- **Your goal**: Take the data that follows and retype it word for word.

- **Data block**:

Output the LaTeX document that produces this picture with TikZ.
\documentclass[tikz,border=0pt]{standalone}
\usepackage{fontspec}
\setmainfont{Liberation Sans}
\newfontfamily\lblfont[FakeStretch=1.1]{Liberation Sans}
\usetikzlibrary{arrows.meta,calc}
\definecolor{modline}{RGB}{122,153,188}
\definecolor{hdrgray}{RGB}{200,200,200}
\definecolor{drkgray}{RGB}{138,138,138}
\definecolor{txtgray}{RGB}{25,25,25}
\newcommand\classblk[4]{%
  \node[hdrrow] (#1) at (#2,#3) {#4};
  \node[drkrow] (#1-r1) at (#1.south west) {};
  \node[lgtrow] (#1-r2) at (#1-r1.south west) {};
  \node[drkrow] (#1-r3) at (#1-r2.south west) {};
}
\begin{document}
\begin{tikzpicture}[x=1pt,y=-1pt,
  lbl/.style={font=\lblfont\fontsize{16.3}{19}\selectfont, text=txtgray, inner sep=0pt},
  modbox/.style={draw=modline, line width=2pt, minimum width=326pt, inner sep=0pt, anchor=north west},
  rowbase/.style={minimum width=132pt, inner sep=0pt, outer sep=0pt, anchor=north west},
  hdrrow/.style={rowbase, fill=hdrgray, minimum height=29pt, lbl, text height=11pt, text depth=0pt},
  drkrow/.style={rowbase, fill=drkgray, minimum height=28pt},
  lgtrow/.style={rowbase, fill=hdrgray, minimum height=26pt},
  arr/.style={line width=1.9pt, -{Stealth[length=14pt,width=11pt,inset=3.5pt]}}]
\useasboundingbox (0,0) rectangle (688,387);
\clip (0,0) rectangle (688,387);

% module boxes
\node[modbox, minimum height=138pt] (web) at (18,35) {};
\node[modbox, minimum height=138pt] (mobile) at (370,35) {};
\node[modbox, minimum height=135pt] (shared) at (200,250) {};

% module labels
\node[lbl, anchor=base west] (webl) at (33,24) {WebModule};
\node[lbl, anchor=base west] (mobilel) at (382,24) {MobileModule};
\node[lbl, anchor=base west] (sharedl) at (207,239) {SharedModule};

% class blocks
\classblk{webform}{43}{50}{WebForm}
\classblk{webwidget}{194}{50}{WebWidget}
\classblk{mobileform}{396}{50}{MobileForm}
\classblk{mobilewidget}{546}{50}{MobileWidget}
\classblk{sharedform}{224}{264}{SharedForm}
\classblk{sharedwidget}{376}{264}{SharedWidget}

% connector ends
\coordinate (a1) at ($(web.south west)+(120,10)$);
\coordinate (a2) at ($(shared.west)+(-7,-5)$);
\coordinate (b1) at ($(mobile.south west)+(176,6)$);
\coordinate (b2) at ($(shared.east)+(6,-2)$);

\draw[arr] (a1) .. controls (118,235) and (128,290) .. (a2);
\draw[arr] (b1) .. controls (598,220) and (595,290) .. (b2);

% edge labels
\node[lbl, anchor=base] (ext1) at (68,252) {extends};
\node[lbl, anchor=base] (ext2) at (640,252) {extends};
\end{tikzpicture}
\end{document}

- **Task output**:
Output the LaTeX document that produces this picture with TikZ.
\documentclass[tikz,border=0pt]{standalone}
\usepackage{fontspec}
\setmainfont{Liberation Sans}
\newfontfamily\lblfont[FakeStretch=1.1]{Liberation Sans}
\usetikzlibrary{arrows.meta,calc}
\definecolor{modline}{RGB}{122,153,188}
\definecolor{hdrgray}{RGB}{200,200,200}
\definecolor{drkgray}{RGB}{138,138,138}
\definecolor{txtgray}{RGB}{25,25,25}
\newcommand\classblk[4]{%
  \node[hdrrow] (#1) at (#2,#3) {#4};
  \node[drkrow] (#1-r1) at (#1.south west) {};
  \node[lgtrow] (#1-r2) at (#1-r1.south west) {};
  \node[drkrow] (#1-r3) at (#1-r2.south west) {};
}
\begin{document}
\begin{tikzpicture}[x=1pt,y=-1pt,
  lbl/.style={font=\lblfont\fontsize{16.3}{19}\selectfont, text=txtgray, inner sep=0pt},
  modbox/.style={draw=modline, line width=2pt, minimum width=326pt, inner sep=0pt, anchor=north west},
  rowbase/.style={minimum width=132pt, inner sep=0pt, outer sep=0pt, anchor=north west},
  hdrrow/.style={rowbase, fill=hdrgray, minimum height=29pt, lbl, text height=11pt, text depth=0pt},
  drkrow/.style={rowbase, fill=drkgray, minimum height=28pt},
  lgtrow/.style={rowbase, fill=hdrgray, minimum height=26pt},
  arr/.style={line width=1.9pt, -{Stealth[length=14pt,width=11pt,inset=3.5pt]}}]
\useasboundingbox (0,0) rectangle (688,387);
\clip (0,0) rectangle (688,387);

% module boxes
\node[modbox, minimum height=138pt] (web) at (18,35) {};
\node[modbox, minimum height=138pt] (mobile) at (370,35) {};
\node[modbox, minimum height=135pt] (shared) at (200,250) {};

% module labels
\node[lbl, anchor=base west] (webl) at (33,24) {WebModule};
\node[lbl, anchor=base west] (mobilel) at (382,24) {MobileModule};
\node[lbl, anchor=base west] (sharedl) at (207,239) {SharedModule};

% class blocks
\classblk{webform}{43}{50}{WebForm}
\classblk{webwidget}{194}{50}{WebWidget}
\classblk{mobileform}{396}{50}{MobileForm}
\classblk{mobilewidget}{546}{50}{MobileWidget}
\classblk{sharedform}{224}{264}{SharedForm}
\classblk{sharedwidget}{376}{264}{SharedWidget}

% connector ends
\coordinate (a1) at ($(web.south west)+(120,10)$);
\coordinate (a2) at ($(shared.west)+(-7,-5)$);
\coordinate (b1) at ($(mobile.south west)+(176,6)$);
\coordinate (b2) at ($(shared.east)+(6,-2)$);

\draw[arr] (a1) .. controls (118,235) and (128,290) .. (a2);
\draw[arr] (b1) .. controls (598,220) and (595,290) .. (b2);

% edge labels
\node[lbl, anchor=base] (ext1) at (68,252) {extends};
\node[lbl, anchor=base] (ext2) at (640,252) {extends};
\end{tikzpicture}
\end{document}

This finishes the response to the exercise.